- [Work to do]:
Reproduce exactly, with no pictures, each line from the opening of the material down through the line containing "weeks = pd.date_range('2018-08-17', '2021-01-29', freq='W-FRI')".

- [Supplied material]:
+ + + + +

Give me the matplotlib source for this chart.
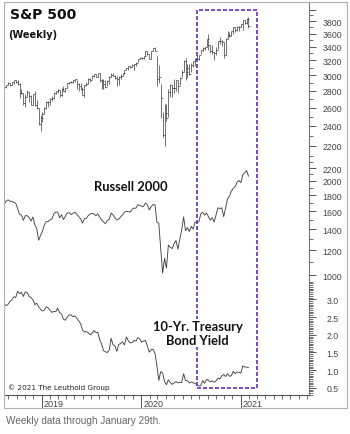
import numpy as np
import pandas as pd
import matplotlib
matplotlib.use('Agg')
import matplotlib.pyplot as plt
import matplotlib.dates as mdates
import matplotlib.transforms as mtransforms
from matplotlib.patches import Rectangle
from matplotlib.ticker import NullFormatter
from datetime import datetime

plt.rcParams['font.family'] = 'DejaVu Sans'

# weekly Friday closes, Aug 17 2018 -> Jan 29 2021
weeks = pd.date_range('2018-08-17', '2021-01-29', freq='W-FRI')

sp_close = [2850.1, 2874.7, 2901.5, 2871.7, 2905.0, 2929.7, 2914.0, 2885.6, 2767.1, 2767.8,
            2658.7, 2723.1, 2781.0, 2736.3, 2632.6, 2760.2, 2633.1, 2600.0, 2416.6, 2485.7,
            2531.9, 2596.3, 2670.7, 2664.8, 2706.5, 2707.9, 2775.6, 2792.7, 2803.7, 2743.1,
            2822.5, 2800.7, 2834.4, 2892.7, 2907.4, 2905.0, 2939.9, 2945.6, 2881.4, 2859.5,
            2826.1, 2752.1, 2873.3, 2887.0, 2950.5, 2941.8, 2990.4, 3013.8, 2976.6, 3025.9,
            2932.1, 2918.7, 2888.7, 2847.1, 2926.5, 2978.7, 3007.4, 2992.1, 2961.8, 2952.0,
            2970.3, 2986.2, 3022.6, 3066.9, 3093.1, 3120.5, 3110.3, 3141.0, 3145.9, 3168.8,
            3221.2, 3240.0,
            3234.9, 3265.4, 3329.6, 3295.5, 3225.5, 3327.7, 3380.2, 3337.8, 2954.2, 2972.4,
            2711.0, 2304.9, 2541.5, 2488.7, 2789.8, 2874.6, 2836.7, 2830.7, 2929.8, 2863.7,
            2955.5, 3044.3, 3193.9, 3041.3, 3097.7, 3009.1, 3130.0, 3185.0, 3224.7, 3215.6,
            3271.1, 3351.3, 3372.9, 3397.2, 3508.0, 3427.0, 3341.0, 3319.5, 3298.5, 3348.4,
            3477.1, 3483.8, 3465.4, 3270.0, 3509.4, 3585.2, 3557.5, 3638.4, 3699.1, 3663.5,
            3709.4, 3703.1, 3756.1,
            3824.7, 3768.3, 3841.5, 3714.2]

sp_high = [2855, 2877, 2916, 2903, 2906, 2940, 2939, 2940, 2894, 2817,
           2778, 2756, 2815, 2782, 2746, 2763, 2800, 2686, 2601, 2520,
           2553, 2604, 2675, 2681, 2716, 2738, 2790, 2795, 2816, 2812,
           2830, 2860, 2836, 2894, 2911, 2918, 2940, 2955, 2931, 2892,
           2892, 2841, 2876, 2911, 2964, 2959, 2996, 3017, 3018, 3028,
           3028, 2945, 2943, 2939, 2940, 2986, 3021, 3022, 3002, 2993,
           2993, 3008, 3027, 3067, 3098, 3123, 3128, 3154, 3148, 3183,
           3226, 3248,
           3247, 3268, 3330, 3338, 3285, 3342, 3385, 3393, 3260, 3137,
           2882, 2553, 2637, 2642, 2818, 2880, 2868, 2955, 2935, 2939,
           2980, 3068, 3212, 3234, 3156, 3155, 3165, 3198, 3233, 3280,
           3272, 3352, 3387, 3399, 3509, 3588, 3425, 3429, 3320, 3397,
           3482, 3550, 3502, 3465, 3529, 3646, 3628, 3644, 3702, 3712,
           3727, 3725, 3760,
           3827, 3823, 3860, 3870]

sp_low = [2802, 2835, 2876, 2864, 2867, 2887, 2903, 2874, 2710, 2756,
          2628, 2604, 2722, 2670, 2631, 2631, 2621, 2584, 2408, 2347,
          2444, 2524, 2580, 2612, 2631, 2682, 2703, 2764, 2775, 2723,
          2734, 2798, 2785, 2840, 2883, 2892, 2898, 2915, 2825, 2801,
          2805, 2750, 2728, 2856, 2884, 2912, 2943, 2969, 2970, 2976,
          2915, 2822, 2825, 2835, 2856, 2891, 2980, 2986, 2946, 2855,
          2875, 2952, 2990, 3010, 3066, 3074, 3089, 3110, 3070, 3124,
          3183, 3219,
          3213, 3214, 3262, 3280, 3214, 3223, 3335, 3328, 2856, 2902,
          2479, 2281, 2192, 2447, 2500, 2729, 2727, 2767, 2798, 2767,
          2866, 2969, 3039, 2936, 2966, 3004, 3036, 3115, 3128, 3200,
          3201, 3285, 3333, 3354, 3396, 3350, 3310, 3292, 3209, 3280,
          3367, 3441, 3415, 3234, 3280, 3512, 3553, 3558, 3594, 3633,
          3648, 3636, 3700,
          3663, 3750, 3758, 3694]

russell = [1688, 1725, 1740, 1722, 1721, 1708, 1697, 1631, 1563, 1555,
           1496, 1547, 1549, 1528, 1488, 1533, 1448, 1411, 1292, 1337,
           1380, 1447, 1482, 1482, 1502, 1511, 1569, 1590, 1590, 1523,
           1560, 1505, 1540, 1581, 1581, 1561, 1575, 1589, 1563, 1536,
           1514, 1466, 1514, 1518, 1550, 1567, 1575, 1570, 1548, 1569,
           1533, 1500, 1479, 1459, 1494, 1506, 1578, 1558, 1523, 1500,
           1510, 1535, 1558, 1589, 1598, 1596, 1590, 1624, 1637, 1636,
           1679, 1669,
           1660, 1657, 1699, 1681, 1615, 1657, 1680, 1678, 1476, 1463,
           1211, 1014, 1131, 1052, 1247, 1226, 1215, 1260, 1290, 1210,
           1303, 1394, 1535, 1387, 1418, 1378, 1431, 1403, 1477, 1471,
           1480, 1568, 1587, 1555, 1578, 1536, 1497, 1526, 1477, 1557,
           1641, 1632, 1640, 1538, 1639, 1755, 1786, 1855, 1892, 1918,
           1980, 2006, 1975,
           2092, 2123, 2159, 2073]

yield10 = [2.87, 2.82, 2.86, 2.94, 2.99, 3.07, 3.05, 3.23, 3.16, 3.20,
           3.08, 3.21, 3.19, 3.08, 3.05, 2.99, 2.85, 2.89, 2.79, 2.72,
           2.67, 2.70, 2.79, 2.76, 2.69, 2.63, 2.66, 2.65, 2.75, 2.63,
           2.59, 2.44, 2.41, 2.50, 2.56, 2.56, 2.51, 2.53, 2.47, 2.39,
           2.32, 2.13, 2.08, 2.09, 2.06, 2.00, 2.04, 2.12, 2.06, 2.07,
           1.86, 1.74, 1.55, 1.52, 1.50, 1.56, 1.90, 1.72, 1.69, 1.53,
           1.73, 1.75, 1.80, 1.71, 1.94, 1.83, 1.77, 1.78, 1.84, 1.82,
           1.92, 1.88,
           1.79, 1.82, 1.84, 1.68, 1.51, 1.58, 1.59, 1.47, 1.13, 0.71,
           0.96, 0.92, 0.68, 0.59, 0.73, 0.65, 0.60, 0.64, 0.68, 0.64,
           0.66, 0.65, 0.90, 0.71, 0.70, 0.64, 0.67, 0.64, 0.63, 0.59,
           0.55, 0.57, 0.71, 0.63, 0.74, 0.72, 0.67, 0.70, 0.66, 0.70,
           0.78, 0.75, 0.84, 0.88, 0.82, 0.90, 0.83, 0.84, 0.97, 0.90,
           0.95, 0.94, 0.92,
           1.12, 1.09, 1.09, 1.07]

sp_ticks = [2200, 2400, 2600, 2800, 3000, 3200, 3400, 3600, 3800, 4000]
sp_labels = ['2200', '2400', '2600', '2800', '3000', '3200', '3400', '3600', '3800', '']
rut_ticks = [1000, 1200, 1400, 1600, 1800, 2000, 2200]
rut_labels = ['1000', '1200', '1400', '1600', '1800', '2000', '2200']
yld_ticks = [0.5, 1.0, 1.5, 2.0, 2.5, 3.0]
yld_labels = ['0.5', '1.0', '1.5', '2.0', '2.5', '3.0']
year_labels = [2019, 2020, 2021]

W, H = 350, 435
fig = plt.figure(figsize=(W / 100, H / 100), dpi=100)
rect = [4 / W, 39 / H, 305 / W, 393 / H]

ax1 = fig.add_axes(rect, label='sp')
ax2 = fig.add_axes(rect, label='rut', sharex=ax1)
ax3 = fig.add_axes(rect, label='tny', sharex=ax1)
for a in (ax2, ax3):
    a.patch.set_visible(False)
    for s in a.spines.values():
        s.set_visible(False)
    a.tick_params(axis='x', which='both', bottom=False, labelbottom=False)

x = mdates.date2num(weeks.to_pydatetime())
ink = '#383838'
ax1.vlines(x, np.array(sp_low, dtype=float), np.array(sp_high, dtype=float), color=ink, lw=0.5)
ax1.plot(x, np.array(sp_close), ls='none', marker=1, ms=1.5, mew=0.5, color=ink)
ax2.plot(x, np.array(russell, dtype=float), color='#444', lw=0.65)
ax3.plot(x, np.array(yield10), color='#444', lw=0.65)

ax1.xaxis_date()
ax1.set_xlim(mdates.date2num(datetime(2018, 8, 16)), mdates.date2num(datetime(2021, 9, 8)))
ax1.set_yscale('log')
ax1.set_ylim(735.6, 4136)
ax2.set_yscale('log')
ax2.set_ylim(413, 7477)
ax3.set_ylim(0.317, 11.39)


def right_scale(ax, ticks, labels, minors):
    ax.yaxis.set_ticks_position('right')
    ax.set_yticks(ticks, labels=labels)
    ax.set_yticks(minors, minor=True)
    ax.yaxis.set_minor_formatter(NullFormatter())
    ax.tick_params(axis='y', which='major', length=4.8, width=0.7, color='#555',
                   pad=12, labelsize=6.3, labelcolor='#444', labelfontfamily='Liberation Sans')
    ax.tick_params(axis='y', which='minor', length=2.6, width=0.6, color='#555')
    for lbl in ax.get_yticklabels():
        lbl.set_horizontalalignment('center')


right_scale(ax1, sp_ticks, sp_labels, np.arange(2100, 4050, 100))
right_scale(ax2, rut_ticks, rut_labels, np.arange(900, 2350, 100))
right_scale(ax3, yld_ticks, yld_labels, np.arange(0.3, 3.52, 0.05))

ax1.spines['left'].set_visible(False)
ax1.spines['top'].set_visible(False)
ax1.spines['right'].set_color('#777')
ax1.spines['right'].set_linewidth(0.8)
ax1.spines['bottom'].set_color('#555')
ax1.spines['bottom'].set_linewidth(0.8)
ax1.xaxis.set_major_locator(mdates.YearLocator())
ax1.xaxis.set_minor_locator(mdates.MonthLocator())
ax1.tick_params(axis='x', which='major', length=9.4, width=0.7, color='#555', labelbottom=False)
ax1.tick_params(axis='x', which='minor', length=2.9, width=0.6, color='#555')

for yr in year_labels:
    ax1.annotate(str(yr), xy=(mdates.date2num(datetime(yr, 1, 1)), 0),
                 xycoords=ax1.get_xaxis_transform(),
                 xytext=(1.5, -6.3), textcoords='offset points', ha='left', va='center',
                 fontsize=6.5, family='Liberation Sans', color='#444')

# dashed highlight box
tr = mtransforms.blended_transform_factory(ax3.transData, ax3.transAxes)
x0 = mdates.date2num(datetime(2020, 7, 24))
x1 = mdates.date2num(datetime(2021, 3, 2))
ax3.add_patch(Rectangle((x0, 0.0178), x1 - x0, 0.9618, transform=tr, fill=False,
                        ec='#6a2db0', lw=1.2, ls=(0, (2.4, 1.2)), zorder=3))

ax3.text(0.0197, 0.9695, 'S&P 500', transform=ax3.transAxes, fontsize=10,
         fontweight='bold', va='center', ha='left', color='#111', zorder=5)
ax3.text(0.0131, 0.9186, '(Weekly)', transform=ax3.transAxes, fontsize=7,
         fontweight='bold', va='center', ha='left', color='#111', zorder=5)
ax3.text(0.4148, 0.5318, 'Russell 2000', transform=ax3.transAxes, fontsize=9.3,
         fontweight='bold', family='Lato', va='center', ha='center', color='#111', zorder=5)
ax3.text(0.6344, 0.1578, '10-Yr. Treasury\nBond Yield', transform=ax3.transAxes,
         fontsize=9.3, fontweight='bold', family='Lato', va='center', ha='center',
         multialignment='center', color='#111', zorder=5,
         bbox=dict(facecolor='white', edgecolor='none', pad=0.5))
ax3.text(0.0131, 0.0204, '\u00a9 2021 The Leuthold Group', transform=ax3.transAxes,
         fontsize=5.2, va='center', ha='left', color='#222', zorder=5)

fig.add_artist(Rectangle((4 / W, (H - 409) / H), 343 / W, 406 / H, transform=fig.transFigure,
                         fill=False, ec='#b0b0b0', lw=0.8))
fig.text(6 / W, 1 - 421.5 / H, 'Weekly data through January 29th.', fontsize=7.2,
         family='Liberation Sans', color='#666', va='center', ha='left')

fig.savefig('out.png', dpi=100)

+ + + + +

- [Finished exercise]:
Give me the matplotlib source for this chart.
import numpy as np
import pandas as pd
import matplotlib
matplotlib.use('Agg')
import matplotlib.pyplot as plt
import matplotlib.dates as mdates
import matplotlib.transforms as mtransforms
from matplotlib.patches import Rectangle
from matplotlib.ticker import NullFormatter
from datetime import datetime

plt.rcParams['font.family'] = 'DejaVu Sans'

# weekly Friday closes, Aug 17 2018 -> Jan 29 2021
weeks = pd.date_range('2018-08-17', '2021-01-29', freq='W-FRI')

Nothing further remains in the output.